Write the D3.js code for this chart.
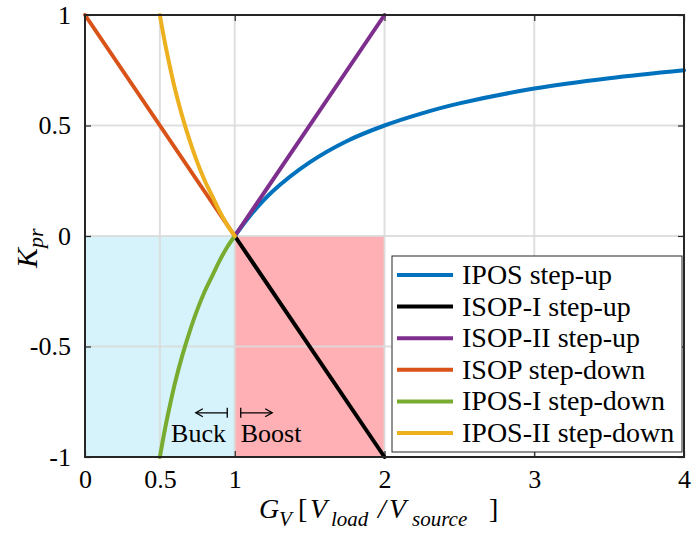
<!DOCTYPE html>
<html>
<head>
<meta charset="utf-8">
<script src="https://cdn.jsdelivr.net/npm/d3@7"></script>
<style>
  body { margin: 0; background: #fff; }
  svg text { font-family: "Liberation Serif", "Times New Roman", serif; fill: #000; }
</style>
</head>
<body>
<svg id="chart"></svg>
<script>
// values
var xTicks = [0, 0.5, 1, 2, 3, 4];
var yTicks = [-1, -0.5, 0, 0.5, 1];
var xGrid = [0.5, 1, 2, 3];
var yGrid = [-0.5, 0, 0.5];

var seriesNames = ["IPOS step-up", "ISOP-I step-up", "ISOP-II step-up",
                   "ISOP step-down", "IPOS-I step-down", "IPOS-II step-down"];
var seriesColors = ["#0072bd", "#000000", "#7e2f8e", "#d95319", "#77ac30", "#edb120"];

var iposUpG = [1, 1.1, 1.25, 1.5, 1.75, 2, 2.25, 2.5, 3, 3.5, 4];
var iposUpK = [0, 0.09, 0.2, 0.333, 0.43, 0.5, 0.555, 0.6, 0.667, 0.714, 0.75];
var isopIUpG = [1, 2];
var isopIUpK = [0, -1];
var isopIIUpG = [1, 2];
var isopIIUpK = [0, 1];
var isopDownG = [0, 1];
var isopDownK = [1, 0];
var iposIDownG = [0.5, 0.525, 0.55, 0.6, 0.65, 0.7, 0.75, 0.8, 0.85, 0.9, 0.95, 1];
var iposIDownK = [-1, -0.905, -0.82, -0.667, -0.54, -0.43, -0.333, -0.25, -0.18, -0.11, -0.05, 0];
var iposIIDownG = [0.5, 0.525, 0.55, 0.6, 0.65, 0.7, 0.75, 0.8, 0.85, 0.9, 0.95, 1];
var iposIIDownK = [1, 0.905, 0.82, 0.667, 0.54, 0.43, 0.333, 0.25, 0.18, 0.11, 0.05, 0];

var buckRegion = [0, 1];
var boostRegion = [1, 2];

var width = 694, height = 536;
var margin = {top: 15, right: 10, bottom: 79, left: 85};
var w = width - margin.left - margin.right;
var h = height - margin.top - margin.bottom;

var svg = d3.select("#chart").attr("width", width).attr("height", height);
var g = svg.append("g").attr("transform", "translate(" + margin.left + "," + margin.top + ")");

var x = d3.scaleLinear().domain([0, 4]).range([0, w]);
var y = d3.scaleLinear().domain([-1, 1]).range([h, 0]);

// shaded buck / boost regions
g.append("rect")
    .attr("x", x(buckRegion[0])).attr("y", y(0))
    .attr("width", x(buckRegion[1]) - x(buckRegion[0])).attr("height", y(-1) - y(0))
    .attr("fill", "#d6f3fc");
g.append("rect")
    .attr("x", x(boostRegion[0])).attr("y", y(0))
    .attr("width", x(boostRegion[1]) - x(boostRegion[0])).attr("height", y(-1) - y(0))
    .attr("fill", "#ffb0b4");

// grid
g.selectAll(".gx").data(xGrid).enter().append("line")
    .attr("x1", function(d) { return x(d); }).attr("x2", function(d) { return x(d); })
    .attr("y1", 0).attr("y2", h)
    .attr("stroke", "#d9d9d9").attr("stroke-opacity", 0.85).attr("stroke-width", 2);
g.selectAll(".gy").data(yGrid).enter().append("line")
    .attr("y1", function(d) { return y(d); }).attr("y2", function(d) { return y(d); })
    .attr("x1", 0).attr("x2", w)
    .attr("stroke", "#d9d9d9").attr("stroke-opacity", 0.85).attr("stroke-width", 2);

// axes
var fmt = function(d) { return String(d); };
var xAxis = g.append("g").attr("transform", "translate(0," + h + ")")
    .call(d3.axisBottom(x).tickValues(xTicks).tickFormat(fmt).tickSizeInner(-6).tickSizeOuter(0).tickPadding(13));
var yAxis = g.append("g")
    .call(d3.axisLeft(y).tickValues(yTicks).tickFormat(fmt).tickSizeInner(-6).tickSizeOuter(0).tickPadding(14));
g.append("g").call(d3.axisTop(x).tickValues(xTicks).tickFormat("").tickSizeInner(-6).tickSizeOuter(0));
g.append("g").attr("transform", "translate(" + w + ",0)")
    .call(d3.axisRight(y).tickValues(yTicks).tickFormat("").tickSizeInner(-6).tickSizeOuter(0));
g.selectAll(".domain").remove();
g.selectAll("g").attr("font-family", null);
g.selectAll(".tick line").attr("stroke", "#262626").attr("stroke-width", 1.2);
g.selectAll(".tick text").style("font-size", "26px").attr("fill", "#262626");
xAxis.selectAll(".tick text").attr("dy", "0.71em");

// curves
var curves = [
  [iposUpG, iposUpK], [isopIUpG, isopIUpK], [isopIIUpG, isopIIUpK],
  [isopDownG, isopDownK], [iposIDownG, iposIDownK], [iposIIDownG, iposIIDownK]
];
var line = d3.line()
    .x(function(d) { return x(d[0]); })
    .y(function(d) { return y(d[1]); })
    .curve(d3.curveCatmullRom);
var plot = g.append("g");
curves.forEach(function(c, i) {
  var pts = c[0].map(function(v, j) { return [v, c[1][j]]; });
  plot.append("path").datum(pts)
      .attr("d", line)
      .attr("fill", "none")
      .attr("stroke", seriesColors[i])
      .attr("stroke-width", 4)
      .attr("stroke-linecap", "round");
});

// box
g.append("rect").attr("x", 0).attr("y", 0).attr("width", w).attr("height", h)
    .attr("fill", "none").attr("stroke", "#262626").attr("stroke-width", 2);

// buck / boost arrows
var ay = y(-0.8);
function arrow(x0, x1, dir) {
  var a = g.append("g").attr("stroke", "#000").attr("stroke-width", 1.3).attr("fill", "none");
  a.append("line").attr("x1", x(x0)).attr("x2", x(x1)).attr("y1", ay).attr("y2", ay);
  var bar = dir < 0 ? x(x1) : x(x0);
  var tip = dir < 0 ? x(x0) : x(x1);
  a.append("line").attr("x1", bar).attr("x2", bar).attr("y1", ay - 5).attr("y2", ay + 5);
  a.append("path").attr("d", "M" + (tip - dir * 7) + "," + (ay - 4) + "L" + tip + "," + ay + "L" + (tip - dir * 7) + "," + (ay + 4));
}
arrow(0.74, 0.95, -1);
arrow(1.04, 1.25, 1);
g.append("text").attr("x", x(0.575)).attr("y", y(-0.93)).style("font-size", "26px").text("Buck");
g.append("text").attr("x", x(1.04)).attr("y", y(-0.93)).style("font-size", "26px").text("Boost");

// legend
var lg = svg.append("g").attr("transform", "translate(392,256)");
lg.append("rect").attr("width", 290).attr("height", 196)
    .attr("fill", "#fff").attr("stroke", "#262626").attr("stroke-width", 1);
seriesNames.forEach(function(name, i) {
  var cy = 19 + i * 31.6;
  lg.append("line").attr("x1", 5).attr("x2", 61).attr("y1", cy).attr("y2", cy)
      .attr("stroke", seriesColors[i]).attr("stroke-width", 4);
  lg.append("text").attr("x", 70).attr("y", cy + 9).style("font-size", "28px").text(name);
});

// axis labels
var xlParts = [
  {t: "G", x: 259, sub: false, it: true},
  {t: "V", x: 279, sub: true, it: true},
  {t: "[", x: 298, sub: false, it: false},
  {t: "V", x: 310, sub: false, it: true},
  {t: "load", x: 331, sub: true, it: true},
  {t: "/", x: 378, sub: false, it: true},
  {t: "V", x: 389, sub: false, it: true},
  {t: "source", x: 412, sub: true, it: true},
  {t: "]", x: 489, sub: false, it: false}
];
xlParts.forEach(function(p) {
  svg.append("text").attr("x", p.x).attr("y", p.sub ? 526 : 518)
      .style("font-size", p.sub ? "21px" : "28px")
      .style("font-style", p.it ? "italic" : "normal")
      .text(p.t);
});

var yl = svg.append("text").attr("transform", "translate(37,268) rotate(-90)").style("font-size", "30px");
yl.append("tspan").style("font-style", "italic").text("K");
yl.append("tspan").style("font-style", "italic").style("font-size", "22px").attr("dy", 6).text("pr");
</script>
</body>
</html>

━━━━━━

Problem to work on: Copy each line of the listing that holds the word "chart".

Reply:
Write the D3.js code for this chart.
<svg id="chart"></svg>
var svg = d3.select("#chart").attr("width", width).attr("height", height);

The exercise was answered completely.